Frances and Sophie are shown in montage form the beginning of the film, as the score swells and their characters backgrounds are shown as living with each other, doing almost everything together, they are normatively domestically situated in the sense that they eat together and sleep in the same bed together. Then there was a scene that made me pause it after I viewed it, and watch it again. Frances and Sophie are lying on the bed together, Frances staring with admiration and thought for what she is about to say.
“Frances: Tell me the story of us.
Sophie: Again? All right, Frances.
We are gonna take over the world.
Frances: You’ll be this awesomely
bitchy publishing mogul.
Sophie: And you'll be this famous
modern dancer… and I'll publish
a really expensive book about you.
Frances: That d-bags we make fun of
will put on their coffee tables.
Sophie: And we'll co-own a vacation apartment
in Paris. Frances: And we'll have lovers.
Sophie: And no children.
Frances:And we'll speak at college graduations.
Sophie: And honorary degrees.
Frances:So many honorary degrees..."
After viewing this scene a second, and then a third time, I became fully aware that I had my Sophie, and that I too was in love. As the movie progressed, my understanding that I was in an intimate relationship with someone who loved me and I loved back grew stronger, and because of my own skewed views of relationships from the heteronormative culture that surrounds our culture, I hadn’t allowed myself to receive and give the love that was trying to show me the tenderness I sought.
Frances tells this honest and heart-wrenching monologue at a dinner where she tells people what she wants.
"It's that thing when you're with someone, and you love them and they know it, and they love you and you know it... but it's a party... and you're both talking to other people, and you're laughing and shining... and you look across the room and catch each other's eyes... but - but not because you're possessive, or it's precisely sexual... but because... that is your person in this life. And it's funny and sad, but only because this life will end, and it's this secret world that exists right there in public, unnoticed, that no one else knows about. It's sort of like how they say that other dimensions exist all around us, but we don't have the ability to perceive them. That's - That's what I want out of a relationship. Or just life, I guess."
Toward the end of the film, this dream becomes a reality as Frances sees Sophie across the room at her dance showcase and discovers that she has found her person in this life. I too have found that person.

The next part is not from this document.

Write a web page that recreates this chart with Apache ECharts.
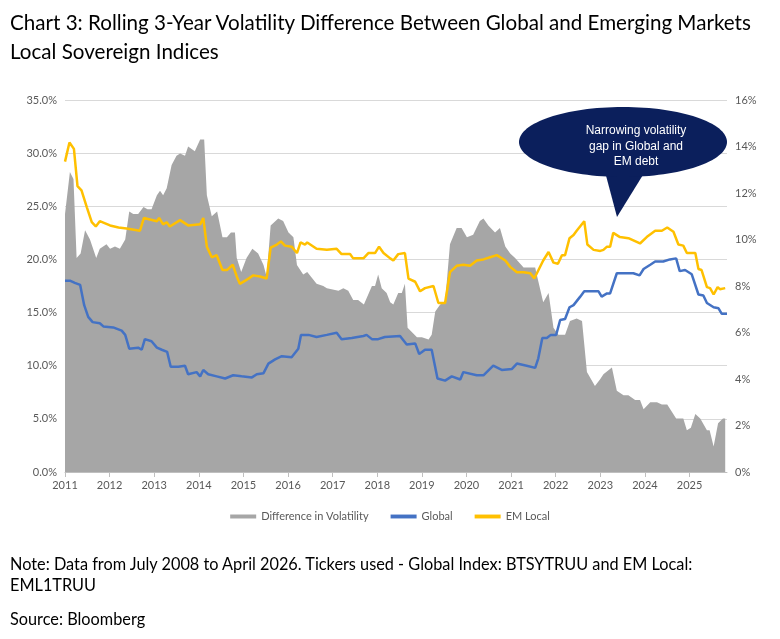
<!DOCTYPE html>
<html>
<head>
<meta charset="utf-8">
<script src="https://cdn.jsdelivr.net/npm/echarts@6/dist/echarts.min.js"></script>
<style>
  body { margin: 0; background: #fff; font-family: Lato, "Noto Sans", sans-serif; }
  #title { position: absolute; left: 10px; top: 8px; font-size: 20.6px; line-height: 29px; color: #000; }
  #chart { position: absolute; left: 0; top: 0; width: 780px; height: 639px; }
  #note { position: absolute; left: 10px; top: 553px; font-size: 16.3px; line-height: 21px; color: #000; width: 740px; }
  #source { position: absolute; left: 10px; top: 609px; font-size: 16.3px; color: #000; }
</style>
</head>
<body>
<div id="chart"></div>
<div id="title">Chart 3: Rolling 3-Year Volatility Difference Between Global and Emerging Markets<br>Local Sovereign Indices</div>
<div id="note">Note: Data from July 2008 to April 2026. Tickers used - Global Index: BTSYTRUU and EM Local: EML1TRUU</div>
<div id="source">Source: Bloomberg</div>
<script>
  // [year, volatility %]
  var emLocal = [[2011.00,29.2],[2011.10,31.0],[2011.20,30.4],[2011.28,26.9],[2011.37,26.5],[2011.49,24.9],[2011.60,23.5],[2011.69,23.1],[2011.78,23.6],[2011.90,23.4],[2012.01,23.2],[2012.20,23.0],[2012.38,22.9],[2012.68,22.7],[2012.77,23.9],[2013.06,23.6],[2013.11,23.9],[2013.20,23.3],[2013.28,23.5],[2013.35,23.1],[2013.58,23.7],[2013.76,23.2],[2014.03,23.3],[2014.10,23.9],[2014.18,21.2],[2014.29,20.2],[2014.40,20.4],[2014.53,19.0],[2014.63,19.0],[2014.76,19.5],[2014.85,18.4],[2014.92,17.7],[2015.04,18.0],[2015.22,18.5],[2015.37,18.4],[2015.52,18.2],[2015.61,21.1],[2015.75,21.4],[2015.84,21.7],[2015.93,21.3],[2016.08,21.2],[2016.20,20.6],[2016.28,21.6],[2016.38,21.4],[2016.43,21.6],[2016.64,21.0],[2016.87,20.9],[2017.09,21.0],[2017.20,20.5],[2017.39,20.5],[2017.46,20.1],[2017.69,20.1],[2017.80,20.6],[2017.95,20.6],[2018.04,21.2],[2018.14,20.6],[2018.29,20.1],[2018.36,19.9],[2018.47,20.5],[2018.62,20.6],[2018.70,18.2],[2018.85,17.9],[2018.96,17.0],[2019.07,17.3],[2019.26,17.5],[2019.37,15.9],[2019.52,15.9],[2019.63,18.8],[2019.78,19.4],[2019.93,19.5],[2020.08,19.4],[2020.23,19.9],[2020.38,20.0],[2020.53,20.2],[2020.68,20.4],[2020.87,19.9],[2020.98,19.3],[2021.13,18.8],[2021.28,18.8],[2021.43,18.7],[2021.52,18.2],[2021.72,19.9],[2021.84,20.7],[2021.95,19.7],[2022.05,19.6],[2022.14,20.4],[2022.21,20.4],[2022.31,22.0],[2022.40,22.3],[2022.47,22.7],[2022.64,23.6],[2022.71,21.4],[2022.85,20.9],[2023.00,20.8],[2023.07,20.9],[2023.15,21.2],[2023.22,21.2],[2023.29,22.5],[2023.44,22.1],[2023.63,22.0],[2023.89,21.5],[2024.04,22.1],[2024.23,22.7],[2024.38,22.7],[2024.50,23.0],[2024.64,22.6],[2024.75,21.4],[2024.86,21.3],[2024.94,20.6],[2025.13,20.6],[2025.20,19.1],[2025.27,19.0],[2025.39,17.4],[2025.46,17.3],[2025.54,16.7],[2025.63,17.4],[2025.68,17.2],[2025.80,17.3]];

  var globalIdx = [[2011.00,18.0],[2011.11,18.0],[2011.22,17.8],[2011.34,17.6],[2011.43,15.7],[2011.52,14.6],[2011.62,14.1],[2011.78,14.0],[2011.86,13.7],[2012.08,13.6],[2012.27,13.3],[2012.35,12.9],[2012.44,11.6],[2012.64,11.7],[2012.72,11.5],[2012.79,12.5],[2012.94,12.3],[2013.06,11.7],[2013.17,11.5],[2013.29,11.3],[2013.37,9.9],[2013.54,9.9],[2013.69,10.0],[2013.76,9.2],[2013.95,9.4],[2014.03,9.0],[2014.10,9.6],[2014.21,9.2],[2014.40,9.0],[2014.59,8.8],[2014.77,9.1],[2014.96,9.0],[2015.19,8.9],[2015.30,9.2],[2015.45,9.3],[2015.56,10.2],[2015.71,10.6],[2015.86,10.9],[2016.08,10.8],[2016.23,11.6],[2016.29,12.9],[2016.46,12.9],[2016.64,12.7],[2016.87,12.9],[2017.09,13.1],[2017.20,12.5],[2017.43,12.6],[2017.69,12.8],[2017.76,12.9],[2017.88,12.5],[2018.02,12.5],[2018.17,12.7],[2018.51,12.8],[2018.66,12.0],[2018.85,12.1],[2018.94,11.1],[2019.07,11.5],[2019.22,11.5],[2019.35,8.8],[2019.52,8.6],[2019.67,9.0],[2019.86,8.7],[2019.93,9.4],[2020.23,9.1],[2020.38,9.1],[2020.60,10.0],[2020.79,9.6],[2021.02,9.7],[2021.13,10.2],[2021.35,10.0],[2021.54,9.8],[2021.61,10.7],[2021.70,12.6],[2021.80,12.6],[2021.89,12.9],[2022.01,12.9],[2022.10,14.3],[2022.21,14.4],[2022.31,15.5],[2022.40,15.7],[2022.55,16.5],[2022.64,17.0],[2022.96,17.0],[2023.03,16.5],[2023.15,16.8],[2023.22,16.8],[2023.37,18.7],[2023.59,18.7],[2023.74,18.7],[2023.88,18.5],[2023.97,19.1],[2024.12,19.5],[2024.23,19.8],[2024.41,19.8],[2024.56,20.0],[2024.70,20.1],[2024.78,18.9],[2024.90,19.0],[2025.05,18.6],[2025.20,16.7],[2025.31,16.6],[2025.39,15.9],[2025.54,15.5],[2025.65,15.4],[2025.72,14.9],[2025.84,14.9]];

  // difference in volatility, right axis
  var volDiff = [[2011.00,11.1],[2011.11,12.9],[2011.19,12.6],[2011.26,9.2],[2011.35,9.4],[2011.45,10.4],[2011.56,10.0],[2011.70,9.2],[2011.78,9.6],[2011.93,9.8],[2012.01,9.6],[2012.12,9.7],[2012.23,9.6],[2012.35,10.0],[2012.44,11.2],[2012.53,11.1],[2012.64,11.1],[2012.76,11.4],[2012.85,11.3],[2012.94,11.3],[2013.06,11.9],[2013.13,12.1],[2013.20,11.9],[2013.28,12.2],[2013.39,13.2],[2013.50,13.6],[2013.58,13.7],[2013.69,13.6],[2013.76,14.0],[2013.91,13.8],[2014.03,14.3],[2014.12,14.3],[2014.18,11.9],[2014.29,11.0],[2014.41,11.2],[2014.53,10.1],[2014.63,10.1],[2014.72,10.3],[2014.81,10.3],[2014.85,9.2],[2014.95,8.6],[2015.07,9.2],[2015.20,9.6],[2015.33,9.4],[2015.45,8.9],[2015.52,8.4],[2015.61,10.6],[2015.78,10.9],[2015.89,10.8],[2016.01,10.3],[2016.12,10.1],[2016.20,8.9],[2016.34,8.5],[2016.43,8.6],[2016.64,8.1],[2016.79,8.0],[2016.87,7.9],[2017.13,7.8],[2017.24,7.9],[2017.35,7.8],[2017.46,7.4],[2017.57,7.4],[2017.70,7.2],[2017.88,8.0],[2017.95,8.0],[2018.02,8.5],[2018.10,7.9],[2018.21,7.7],[2018.29,7.3],[2018.36,7.2],[2018.47,7.7],[2018.55,7.7],[2018.62,8.1],[2018.68,6.2],[2018.89,5.8],[2019.00,5.8],[2019.15,5.7],[2019.22,5.9],[2019.30,6.9],[2019.41,7.2],[2019.52,7.3],[2019.63,9.8],[2019.78,10.5],[2019.89,10.5],[2020.01,10.1],[2020.15,10.2],[2020.30,10.8],[2020.38,10.9],[2020.49,10.6],[2020.64,10.3],[2020.75,10.5],[2020.87,9.7],[2020.98,9.4],[2021.09,9.2],[2021.28,8.8],[2021.43,8.8],[2021.54,8.8],[2021.61,8.2],[2021.72,7.3],[2021.84,7.7],[2021.95,6.2],[2022.06,5.9],[2022.21,5.9],[2022.32,6.5],[2022.47,6.6],[2022.59,6.5],[2022.70,4.3],[2022.88,3.7],[2023.00,4.0],[2023.07,4.2],[2023.26,4.5],[2023.37,3.5],[2023.52,3.3],[2023.63,3.3],[2023.78,3.1],[2023.89,3.1],[2023.97,2.7],[2024.12,3.0],[2024.27,3.0],[2024.38,2.9],[2024.50,2.9],[2024.60,2.6],[2024.70,2.3],[2024.86,2.3],[2024.94,1.8],[2025.03,1.9],[2025.13,2.5],[2025.24,2.3],[2025.39,1.8],[2025.45,1.8],[2025.54,1.1],[2025.64,2.1],[2025.75,2.3],[2025.80,2.3]];

  var chart = echarts.init(document.getElementById('chart'));
  var axisText = { color: '#595959', fontSize: 11, fontFamily: 'Lato' };
  chart.setOption({
    animation: false,
    grid: { left: 65, right: 53, top: 100, bottom: 167 },
    legend: {
      bottom: 112, left: 'center', itemGap: 22,
      textStyle: { color: '#595959', fontSize: 11, fontFamily: 'Lato' },
      data: [
        { name: 'Difference in Volatility', icon: 'rect', itemWidth: 26, itemHeight: 8 },
        { name: 'Global', icon: 'path://M0,0h20v3h-20z' },
        { name: 'EM Local', icon: 'path://M0,0h20v3h-20z' }
      ],
      itemWidth: 26, itemHeight: 4
    },
    xAxis: {
      type: 'value', min: 2011, max: 2025.84, interval: 1,
      axisLabel: Object.assign({ showMaxLabel: false, formatter: function (v) { return String(v); } }, axisText),
      axisLine: { lineStyle: { color: '#bfbfbf' } },
      axisTick: { show: true, lineStyle: { color: '#bfbfbf' } },
      splitLine: { show: false }
    },
    yAxis: [
      {
        type: 'value', min: 0, max: 35, interval: 5,
        axisLabel: Object.assign({ formatter: function (v) { return v.toFixed(1) + '%'; } }, axisText),
        splitLine: { lineStyle: { color: '#d9d9d9' } },
        axisLine: { show: false }, axisTick: { show: false }
      },
      {
        type: 'value', min: 0, max: 16, interval: 2,
        axisLabel: Object.assign({ formatter: '{value}%' }, axisText),
        splitLine: { show: false },
        axisLine: { show: false }, axisTick: { show: false }
      }
    ],
    series: [
      {
        name: 'Difference in Volatility', type: 'line', yAxisIndex: 1, data: volDiff,
        symbol: 'none', lineStyle: { width: 0 }, itemStyle: { color: '#a6a6a6' },
        areaStyle: { color: '#a6a6a6', opacity: 1 }, z: 1
      },
      {
        name: 'Global', type: 'line', data: globalIdx, symbol: 'none',
        lineStyle: { width: 2.5, color: '#4472c4' }, itemStyle: { color: '#4472c4' }, z: 3
      },
      {
        name: 'EM Local', type: 'line', data: emLocal, symbol: 'none',
        lineStyle: { width: 2.5, color: '#ffc000' }, itemStyle: { color: '#ffc000' }, z: 3
      }
    ],
    graphic: [
      { type: 'polygon', z: 100, shape: { points: [[604, 168], [646, 170], [617, 217]] }, style: { fill: '#0b1f5c' } },
      { type: 'ellipse', z: 100, shape: { cx: 623, cy: 142, rx: 104, ry: 35 }, style: { fill: '#0b1f5c' } },
      {
        type: 'text', z: 101, x: 636, y: 123,
        style: {
          text: 'Narrowing volatility\ngap in Global and\nEM debt', fill: '#fff',
          font: '12px "Liberation Sans", Arial, sans-serif', lineHeight: 15.5, align: 'center'
        }
      }
    ]
  });
</script>
</body>
</html>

This is Kim Gutierrez aka my Sophie.I didn't need to be seeing someone in the conventional sense of what I had been told a relationship had to look like. I was already in one of the healthiest, strongest, and beautifully intimate relationships I had ever been in. The most intimate relationship was me being able to love and be loved by another woman who is my friend. Her name is Kim, and she is the person that I stay up late on the phone with until 3 a.m. She is the person I've danced with on the streets of New York City when she comes to visit me and she is the person I know I can hold next to me in my bed and ask her to tell me the story of us.
Romantic friendships are important. Queer love is important. Take your best friend out on a date, let her love you, be brave and fall in love with her too.